September 13, 2020, 2:28 am
Only one game on the card with the Lakers taking care of the Rockets to advance to their first Conference Finals since 2010. The slate is thinning out as more and more teams are eliminated from the bubble and NBA news is certainly on the decline. For the Lakers, they will face either the Clippers or the Nuggets, while the Rockets will end the season under a cloud of disappointment once again.
Lakers dominate, sending Rockets back to the Drawing Board
Despite all the talk, the Rockets barely put up a fight on Saturday, tumbling out of the playoffs to the tune of 23 points. Trailing by as much as 30 points during the third quarter, the Rockets certainly saved their worst for last and the future in Houston is going to be a hot topic over the coming months. It was well documented that the Rockets would be going all-in with the small-ball lineup and that was particularly evident towards the pointy end of the season and throughout the playoffs. Playing without a center was a bold move and while it could be viewed as a somewhat successful gameplan, results would perhaps indicate otherwise.
Losing to the Lakers is no real surprise; however, the fact they barely scraped by the Thunder in the first-round does raise a few questions. Arguably the biggest question to come out of the season is whether the acquisition of Russell Westbrook was a positive move. Westbrook is an elite scorer and one of the most dynamic players in the league. However, he lacks a reliable 3-point shot, and while active on the defensive end, it is certainly not something he can hang his hat on. Despite the individual accolades, Westbrook is yet to prove himself on the big stage and it could be said that he struggles to play ‘winning’ basketball.

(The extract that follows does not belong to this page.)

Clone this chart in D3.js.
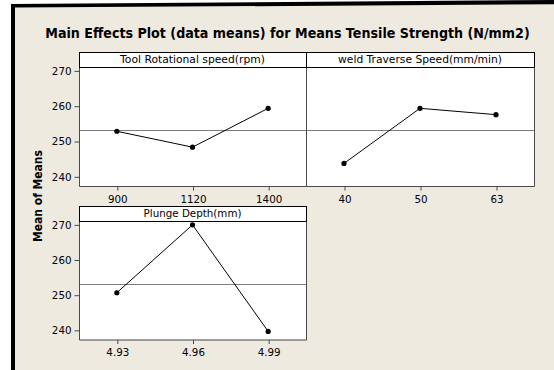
<!DOCTYPE html>
<html>
<head>
<meta charset="utf-8">
<script src="https://cdn.jsdelivr.net/npm/d3@7"></script>
<style>
  html, body { margin: 0; padding: 0; background: #ffffff; }
  svg { display: block; }
</style>
</head>
<body>
<script>
// ---------------- data ----------------
const chartTitle = "Main Effects Plot (data means) for Means Tensile Strength (N/mm2)";
const yAxisLabel = "Mean of Means";
const yTicks = [240, 250, 260, 270];
const yDomain = [237.4, 271.1];
const grandMean = 253.3;

const speedTitle = "Tool Rotational speed(rpm)";
const speedLevels = ["900", "1120", "1400"];
const speedMeans = [252.9, 248.4, 259.4];

const traverseTitle = "weld Traverse Speed(mm/min)";
const traverseLevels = ["40", "50", "63"];
const traverseMeans = [243.8, 259.4, 257.6];

const depthTitle = "Plunge Depth(mm)";
const depthLevels = ["4.93", "4.96", "4.99"];
const depthMeans = [250.7, 270.0, 239.7];

// ---------------- drawing ----------------
const W = 554, H = 370;
const svg = d3.select("body").append("svg").attr("width", W).attr("height", H);

svg.append("rect").attr("width", W).attr("height", H).attr("fill", "#ffffff");
// black frame (top + left), slightly tilted as in the scan
svg.append("path").attr("d", "M11,4 L554,0 L554,370 L11,370 Z").attr("fill", "#000");
svg.append("path").attr("d", "M15,7.6 L554,4.3 L554,370 L15,370 Z").attr("fill", "#EEEAE0");

const FONT = "'DejaVu Sans', Verdana, sans-serif";

// horizontally squeeze a text (placed at its own origin inside group g) to a target width
function fittedText(parent, x, y, rotate, target, size, weight, str) {
  const g = parent.append("g").attr("transform", `translate(${x},${y})` + (rotate ? ` rotate(${rotate})` : ""));
  const inner = g.append("g");
  const txt = inner.append("text")
    .attr("text-anchor", "middle")
    .attr("font-family", FONT).attr("font-weight", weight).attr("font-size", size)
    .attr("fill", "#000")
    .text(str);
  const w = txt.node().getComputedTextLength();
  if (w > target) inner.attr("transform", `scale(${target / w},1)`);
  return txt;
}

// title
fittedText(svg, 287.5, 38.3, 0, 485, 13.8, "bold", chartTitle);
// y axis label
fittedText(svg, 42.3, 196, -90, 92, 11.5, "bold", yAxisLabel);

function drawPanel(opts) {
  const { levels, values, title, x0, x1, stripTop, plotTop, plotBottom, showY } = opts;
  const g = svg.append("g");
  const x = d3.scalePoint().domain(levels).range([x0, x1]).padding(0.5);
  const y = d3.scaleLinear().domain(yDomain).range([plotBottom, plotTop]);

  // plot area
  g.append("rect").attr("x", x0).attr("y", plotTop)
    .attr("width", x1 - x0).attr("height", plotBottom - plotTop)
    .attr("fill", "#fff");

  // reference line at grand mean
  g.append("line")
    .attr("x1", x0).attr("x2", x1)
    .attr("y1", Math.round(y(grandMean)) + 0.5).attr("y2", Math.round(y(grandMean)) + 0.5)
    .attr("stroke", "#7c7c7c").attr("stroke-width", 1);

  // frame (left, right, bottom)
  g.append("path")
    .attr("d", `M${x0 + 0.5},${plotTop} L${x0 + 0.5},${plotBottom + 0.5} L${x1 + 0.5},${plotBottom + 0.5} L${x1 + 0.5},${plotTop}`)
    .attr("fill", "none").attr("stroke", "#4a4a4a").attr("stroke-width", 1);

  // strip
  g.append("rect").attr("x", x0 + 0.5).attr("y", stripTop + 0.5)
    .attr("width", x1 - x0).attr("height", plotTop - stripTop)
    .attr("fill", "#fff").attr("stroke", "#000").attr("stroke-width", 1);
  fittedText(g, (x0 + x1) / 2, plotTop - 3.6, 0, opts.titleWidth, 11.3, "normal", title);

  // data line + points
  const pts = levels.map((l, i) => [x(l), y(values[i])]);
  g.append("path")
    .attr("d", d3.line()(pts))
    .attr("fill", "none").attr("stroke", "#000").attr("stroke-width", 1);
  g.selectAll("circle.pt").data(pts).join("circle")
    .attr("class", "pt")
    .attr("cx", d => d[0]).attr("cy", d => d[1]).attr("r", 2.6)
    .attr("fill", "#000");

  // x axis
  const xa = g.append("g")
    .attr("transform", `translate(0.5,${plotBottom + 0.5})`)
    .call(d3.axisBottom(x).tickSize(4).tickSizeOuter(0).tickPadding(5));
  xa.select(".domain").remove();
  xa.selectAll("line").attr("stroke", "#4a4a4a");
  xa.selectAll("text").attr("font-family", FONT).attr("font-size", 10.3).attr("fill", "#000");

  if (showY) {
    const ya = g.append("g")
      .attr("transform", `translate(${x0 + 0.5},0)`)
      .call(d3.axisLeft(y).tickValues(yTicks).tickSize(5).tickSizeOuter(0).tickPadding(3));
    ya.select(".domain").remove();
    ya.selectAll("line").attr("stroke", "#4a4a4a");
    ya.selectAll("text").attr("font-family", FONT).attr("font-size", 10.3).attr("fill", "#000");
  }
}

drawPanel({ levels: speedLevels, values: speedMeans, title: speedTitle, titleWidth: 145,
  x0: 79, x1: 306, stripTop: 52, plotTop: 67, plotBottom: 186, showY: true });
drawPanel({ levels: traverseLevels, values: traverseMeans, title: traverseTitle, titleWidth: 164,
  x0: 306, x1: 534, stripTop: 52, plotTop: 67, plotBottom: 186, showY: false });
drawPanel({ levels: depthLevels, values: depthMeans, title: depthTitle, titleWidth: 98,
  x0: 79, x1: 306, stripTop: 206, plotTop: 221, plotBottom: 339.5, showY: true });
</script>
</body>
</html>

If the Rockets hope to take the next step, it could be time to shift away from their current thinking. Center’s around the league are developing into consistent perimeter threats and the level of athleticism is on the rise. For that reason, more and more teams are able to run with the Rockets while not having to go to a true small-ball lineup themselves. This was clearly evident during the series loss to the Lakers who were able to run Anthony Davis at the center position. Davis has the speed and agility to be able to deal with a smaller player on the defensive end while using his size advantage to dominate on offense. P.J. Tucker and Robert Covington are fantastic defenders in their own right but simply cannot handle a player like Davis.
As part of the small-ball philosophy, the Rockets are heavily reliant on their perimeter game. This also seems like a bit of an outdated idea when you consider basically every other team in the league has the ability to crack on from the 3-point line. It is rare to find a team that doesn’t have the ability to play a five-out lineup and that in itself negates some of the Rockets’ advantage. Head coach Mike D’Antoni has stated that he would like to run it back next season but it remains to be seen whether he will be given that opportunity. No matter the decision, it would seem as though the Rockets will need to shift their focus if they are to hang with the elite teams in the league.
For the Lakers, they will now get a few days off before facing either the Clippers or the Nuggets. No matter the opponent, the question going forward is whether their depth can hold up. The ability of both Davis and LeBron James is unquestioned and in certain situations, that is enough to carve out a victory. However, it is unlikely to be enough in a best-of-seven series against either opponent. The likes of Kyle Kuzma, Markieff Morris and Rajon Rondo are going to need to be consistent threats on the offensive end of the floor. To this point, there have been flashes of upside but nothing to suggest they can do it on a nightly basis.
With only one game to be played on Sunday, DFS options are limited once again. Here are a couple of players worth considering, outside of the obvious choices.
Lou Williams – Clippers
Over the first five games of the series, Williams is averaging only 9.8 points per game despite attempting 57 field goals. History would indicate that he is due for a bounceback game at some point and Sunday could be just the stage he needs to turn things around. As well as scoring, Williams can be a sneaky source of assists, especially given the fact that Pat Beverley is not at his best.
Michael Porter Jr. – Nuggets
MPJ presents as a bit of a boom or bust option based on what we have seen over the past six weeks. During the series, Porter’s minutes have ranged from 16 to 34, highlighting how unpredictable he can be. He won’t typically offer a lot of upside on the defensive end but he can put up points and boards in a hurry when given the opportunity.